### EXERCISE INPUTS ###
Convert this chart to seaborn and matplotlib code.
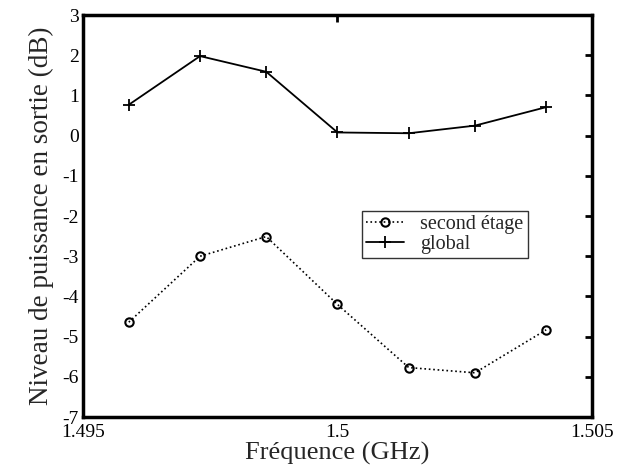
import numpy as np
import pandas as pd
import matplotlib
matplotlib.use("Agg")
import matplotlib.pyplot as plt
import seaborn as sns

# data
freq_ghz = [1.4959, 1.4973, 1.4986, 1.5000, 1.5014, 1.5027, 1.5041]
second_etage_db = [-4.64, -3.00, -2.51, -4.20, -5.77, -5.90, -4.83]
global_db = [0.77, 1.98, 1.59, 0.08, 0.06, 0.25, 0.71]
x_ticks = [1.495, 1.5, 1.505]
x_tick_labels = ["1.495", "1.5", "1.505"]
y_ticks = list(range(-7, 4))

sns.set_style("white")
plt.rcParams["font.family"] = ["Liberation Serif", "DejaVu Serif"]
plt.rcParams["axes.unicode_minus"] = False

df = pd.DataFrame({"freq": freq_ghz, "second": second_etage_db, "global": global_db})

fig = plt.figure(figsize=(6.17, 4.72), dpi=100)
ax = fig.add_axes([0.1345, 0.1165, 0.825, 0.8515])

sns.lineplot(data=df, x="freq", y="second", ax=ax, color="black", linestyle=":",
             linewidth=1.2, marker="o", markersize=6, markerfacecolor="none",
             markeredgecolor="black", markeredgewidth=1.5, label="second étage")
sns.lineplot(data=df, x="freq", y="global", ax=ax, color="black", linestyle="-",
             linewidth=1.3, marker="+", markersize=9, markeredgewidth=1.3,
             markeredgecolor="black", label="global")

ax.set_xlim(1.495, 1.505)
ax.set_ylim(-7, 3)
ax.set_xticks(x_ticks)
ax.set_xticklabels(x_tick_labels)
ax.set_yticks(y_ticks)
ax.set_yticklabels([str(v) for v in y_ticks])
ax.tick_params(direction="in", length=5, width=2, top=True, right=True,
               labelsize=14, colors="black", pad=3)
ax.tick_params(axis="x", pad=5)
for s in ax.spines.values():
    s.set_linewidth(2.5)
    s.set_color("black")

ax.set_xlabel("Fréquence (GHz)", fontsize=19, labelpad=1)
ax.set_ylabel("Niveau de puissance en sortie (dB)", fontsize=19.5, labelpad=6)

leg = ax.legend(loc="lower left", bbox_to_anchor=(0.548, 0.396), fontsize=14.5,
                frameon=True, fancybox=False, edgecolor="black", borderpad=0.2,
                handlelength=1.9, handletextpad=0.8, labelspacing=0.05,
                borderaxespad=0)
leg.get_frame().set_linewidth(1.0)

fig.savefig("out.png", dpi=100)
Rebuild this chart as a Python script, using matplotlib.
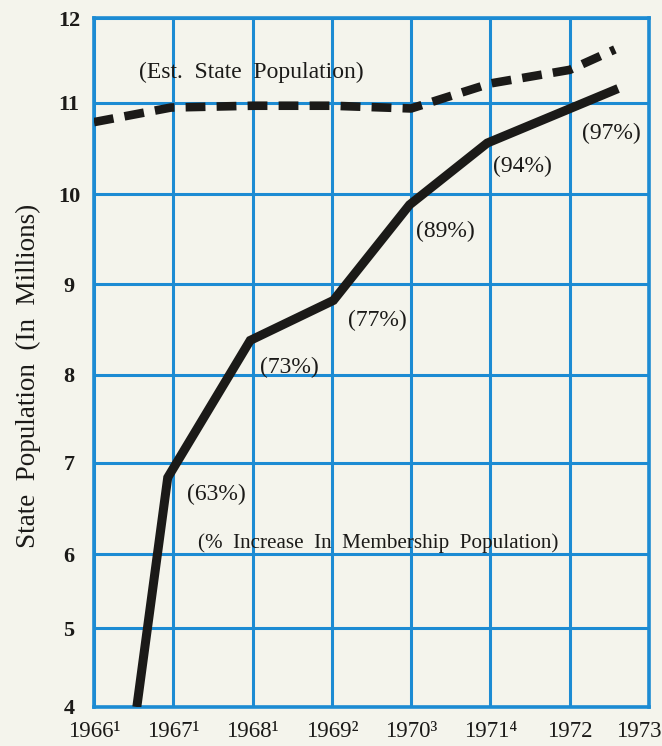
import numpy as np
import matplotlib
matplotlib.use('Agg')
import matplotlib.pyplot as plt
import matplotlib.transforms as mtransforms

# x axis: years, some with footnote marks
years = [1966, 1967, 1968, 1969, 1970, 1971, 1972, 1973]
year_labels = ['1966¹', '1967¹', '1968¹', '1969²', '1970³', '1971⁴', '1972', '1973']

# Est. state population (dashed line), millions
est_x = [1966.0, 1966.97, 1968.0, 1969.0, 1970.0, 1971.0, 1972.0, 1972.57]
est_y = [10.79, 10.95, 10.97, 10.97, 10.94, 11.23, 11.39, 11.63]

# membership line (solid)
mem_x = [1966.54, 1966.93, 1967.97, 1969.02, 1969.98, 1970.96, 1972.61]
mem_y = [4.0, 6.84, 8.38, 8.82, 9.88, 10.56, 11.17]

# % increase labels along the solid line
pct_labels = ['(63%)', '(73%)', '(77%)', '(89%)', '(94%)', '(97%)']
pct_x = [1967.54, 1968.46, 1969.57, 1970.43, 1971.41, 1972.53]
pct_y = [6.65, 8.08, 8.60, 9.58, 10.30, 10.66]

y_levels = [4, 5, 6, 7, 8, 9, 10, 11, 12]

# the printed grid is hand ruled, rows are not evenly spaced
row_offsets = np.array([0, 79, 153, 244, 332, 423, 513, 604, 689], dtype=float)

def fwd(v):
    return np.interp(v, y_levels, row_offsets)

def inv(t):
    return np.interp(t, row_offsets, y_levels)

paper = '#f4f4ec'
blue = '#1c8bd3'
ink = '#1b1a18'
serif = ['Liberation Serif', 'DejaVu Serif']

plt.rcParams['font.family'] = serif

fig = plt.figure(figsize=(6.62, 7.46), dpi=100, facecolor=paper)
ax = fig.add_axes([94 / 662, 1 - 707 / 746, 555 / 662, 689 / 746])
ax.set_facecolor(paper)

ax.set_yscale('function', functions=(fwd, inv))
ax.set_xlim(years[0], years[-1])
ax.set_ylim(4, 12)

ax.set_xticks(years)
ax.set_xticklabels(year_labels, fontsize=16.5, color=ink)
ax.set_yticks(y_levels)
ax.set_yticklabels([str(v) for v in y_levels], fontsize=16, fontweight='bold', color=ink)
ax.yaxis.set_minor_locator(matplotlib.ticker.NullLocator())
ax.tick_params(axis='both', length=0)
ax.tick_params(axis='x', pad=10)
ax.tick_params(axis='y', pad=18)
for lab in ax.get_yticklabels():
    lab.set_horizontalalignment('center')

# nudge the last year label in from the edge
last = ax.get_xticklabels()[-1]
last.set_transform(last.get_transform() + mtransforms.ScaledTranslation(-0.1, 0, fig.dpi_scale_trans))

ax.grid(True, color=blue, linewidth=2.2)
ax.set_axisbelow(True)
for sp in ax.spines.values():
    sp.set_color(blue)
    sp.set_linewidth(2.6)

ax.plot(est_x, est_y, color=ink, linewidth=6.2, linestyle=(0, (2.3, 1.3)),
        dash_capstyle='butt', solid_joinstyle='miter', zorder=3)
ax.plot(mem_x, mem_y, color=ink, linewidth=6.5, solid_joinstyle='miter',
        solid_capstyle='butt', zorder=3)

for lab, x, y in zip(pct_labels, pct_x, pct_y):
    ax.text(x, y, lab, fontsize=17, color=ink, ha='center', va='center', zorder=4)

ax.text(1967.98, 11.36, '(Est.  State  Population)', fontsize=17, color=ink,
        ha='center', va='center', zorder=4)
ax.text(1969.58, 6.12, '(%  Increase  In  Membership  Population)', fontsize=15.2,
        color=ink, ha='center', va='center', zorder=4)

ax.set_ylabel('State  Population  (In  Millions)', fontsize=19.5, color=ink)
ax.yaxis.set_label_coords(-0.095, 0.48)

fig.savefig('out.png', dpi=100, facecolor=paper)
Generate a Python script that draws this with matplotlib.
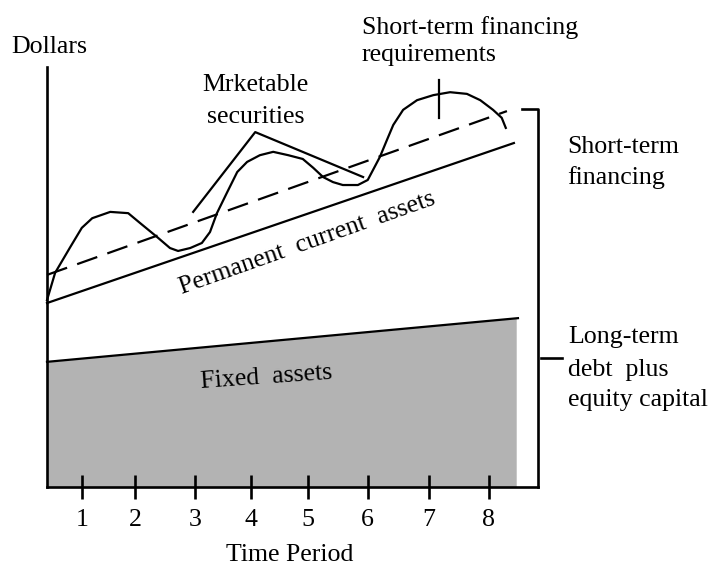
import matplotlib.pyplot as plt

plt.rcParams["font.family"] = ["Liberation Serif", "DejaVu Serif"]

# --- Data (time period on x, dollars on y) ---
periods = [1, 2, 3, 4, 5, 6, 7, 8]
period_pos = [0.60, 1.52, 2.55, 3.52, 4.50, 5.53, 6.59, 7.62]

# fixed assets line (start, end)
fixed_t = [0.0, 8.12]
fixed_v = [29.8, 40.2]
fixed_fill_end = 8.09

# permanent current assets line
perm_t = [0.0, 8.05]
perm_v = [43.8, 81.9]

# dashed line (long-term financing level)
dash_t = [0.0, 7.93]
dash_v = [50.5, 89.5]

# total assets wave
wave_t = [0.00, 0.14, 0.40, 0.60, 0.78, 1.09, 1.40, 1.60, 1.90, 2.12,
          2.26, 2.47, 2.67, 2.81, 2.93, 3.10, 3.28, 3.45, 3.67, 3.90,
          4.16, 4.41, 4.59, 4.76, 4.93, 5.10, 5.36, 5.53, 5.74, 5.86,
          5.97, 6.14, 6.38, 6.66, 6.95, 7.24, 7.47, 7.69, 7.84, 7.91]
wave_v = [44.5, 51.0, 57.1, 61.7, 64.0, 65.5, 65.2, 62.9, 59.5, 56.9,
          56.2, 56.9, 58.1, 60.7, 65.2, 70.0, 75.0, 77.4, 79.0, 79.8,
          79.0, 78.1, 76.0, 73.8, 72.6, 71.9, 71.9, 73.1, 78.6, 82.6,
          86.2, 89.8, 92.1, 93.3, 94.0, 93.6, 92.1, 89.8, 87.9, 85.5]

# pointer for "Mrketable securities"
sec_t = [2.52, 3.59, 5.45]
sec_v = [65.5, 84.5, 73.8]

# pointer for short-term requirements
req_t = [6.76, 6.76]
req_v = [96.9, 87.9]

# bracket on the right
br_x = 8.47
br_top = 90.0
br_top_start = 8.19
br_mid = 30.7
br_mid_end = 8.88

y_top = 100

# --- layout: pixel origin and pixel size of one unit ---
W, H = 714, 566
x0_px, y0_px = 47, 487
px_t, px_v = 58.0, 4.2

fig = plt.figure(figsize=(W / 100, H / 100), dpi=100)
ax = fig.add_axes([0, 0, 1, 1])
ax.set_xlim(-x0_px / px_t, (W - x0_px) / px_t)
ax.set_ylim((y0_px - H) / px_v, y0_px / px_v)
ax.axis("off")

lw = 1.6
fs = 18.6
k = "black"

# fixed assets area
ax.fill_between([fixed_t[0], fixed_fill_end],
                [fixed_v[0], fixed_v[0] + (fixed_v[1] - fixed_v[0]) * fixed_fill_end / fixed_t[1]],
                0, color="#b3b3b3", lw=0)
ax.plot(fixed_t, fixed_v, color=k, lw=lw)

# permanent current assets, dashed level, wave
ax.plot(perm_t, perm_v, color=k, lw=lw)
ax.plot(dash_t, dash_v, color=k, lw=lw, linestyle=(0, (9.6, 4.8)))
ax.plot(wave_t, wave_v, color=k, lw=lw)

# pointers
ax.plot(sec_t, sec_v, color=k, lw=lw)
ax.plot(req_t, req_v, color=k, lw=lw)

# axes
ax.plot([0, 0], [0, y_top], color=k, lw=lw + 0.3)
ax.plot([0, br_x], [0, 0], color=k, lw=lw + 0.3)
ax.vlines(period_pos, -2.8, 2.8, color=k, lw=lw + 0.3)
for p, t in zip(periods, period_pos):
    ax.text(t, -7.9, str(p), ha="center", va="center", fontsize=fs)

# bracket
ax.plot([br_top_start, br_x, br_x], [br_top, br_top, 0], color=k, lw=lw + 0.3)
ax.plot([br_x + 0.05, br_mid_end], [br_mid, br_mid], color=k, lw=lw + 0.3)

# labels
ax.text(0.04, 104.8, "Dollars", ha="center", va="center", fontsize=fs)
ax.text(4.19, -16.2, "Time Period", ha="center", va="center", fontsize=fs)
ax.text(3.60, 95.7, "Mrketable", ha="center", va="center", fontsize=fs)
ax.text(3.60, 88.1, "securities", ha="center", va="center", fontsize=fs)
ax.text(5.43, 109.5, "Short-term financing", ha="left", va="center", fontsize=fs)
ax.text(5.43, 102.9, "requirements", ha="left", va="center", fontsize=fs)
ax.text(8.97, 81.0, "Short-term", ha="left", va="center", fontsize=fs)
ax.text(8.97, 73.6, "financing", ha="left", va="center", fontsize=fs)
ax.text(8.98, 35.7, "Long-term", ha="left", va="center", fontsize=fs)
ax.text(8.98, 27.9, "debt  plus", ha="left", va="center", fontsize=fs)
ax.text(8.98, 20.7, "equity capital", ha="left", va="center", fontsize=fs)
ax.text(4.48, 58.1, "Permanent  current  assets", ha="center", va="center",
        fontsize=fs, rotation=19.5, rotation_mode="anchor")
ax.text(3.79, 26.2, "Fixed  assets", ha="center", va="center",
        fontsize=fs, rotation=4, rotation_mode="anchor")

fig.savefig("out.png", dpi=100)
###
§ AIM
Starting at the line that contains "Generate a Python" and ending at the line that contains "req_v = [96.9, 87.9]", give the lines again exactly. Do not include the pictures.

§ REPLY
Generate a Python script that draws this with matplotlib.
import matplotlib.pyplot as plt

plt.rcParams["font.family"] = ["Liberation Serif", "DejaVu Serif"]

# --- Data (time period on x, dollars on y) ---
periods = [1, 2, 3, 4, 5, 6, 7, 8]
period_pos = [0.60, 1.52, 2.55, 3.52, 4.50, 5.53, 6.59, 7.62]

# fixed assets line (start, end)
fixed_t = [0.0, 8.12]
fixed_v = [29.8, 40.2]
fixed_fill_end = 8.09

# permanent current assets line
perm_t = [0.0, 8.05]
perm_v = [43.8, 81.9]

# dashed line (long-term financing level)
dash_t = [0.0, 7.93]
dash_v = [50.5, 89.5]

# total assets wave
wave_t = [0.00, 0.14, 0.40, 0.60, 0.78, 1.09, 1.40, 1.60, 1.90, 2.12,
          2.26, 2.47, 2.67, 2.81, 2.93, 3.10, 3.28, 3.45, 3.67, 3.90,
          4.16, 4.41, 4.59, 4.76, 4.93, 5.10, 5.36, 5.53, 5.74, 5.86,
          5.97, 6.14, 6.38, 6.66, 6.95, 7.24, 7.47, 7.69, 7.84, 7.91]
wave_v = [44.5, 51.0, 57.1, 61.7, 64.0, 65.5, 65.2, 62.9, 59.5, 56.9,
          56.2, 56.9, 58.1, 60.7, 65.2, 70.0, 75.0, 77.4, 79.0, 79.8,
          79.0, 78.1, 76.0, 73.8, 72.6, 71.9, 71.9, 73.1, 78.6, 82.6,
          86.2, 89.8, 92.1, 93.3, 94.0, 93.6, 92.1, 89.8, 87.9, 85.5]

# pointer for "Mrketable securities"
sec_t = [2.52, 3.59, 5.45]
sec_v = [65.5, 84.5, 73.8]

# pointer for short-term requirements
req_t = [6.76, 6.76]
req_v = [96.9, 87.9]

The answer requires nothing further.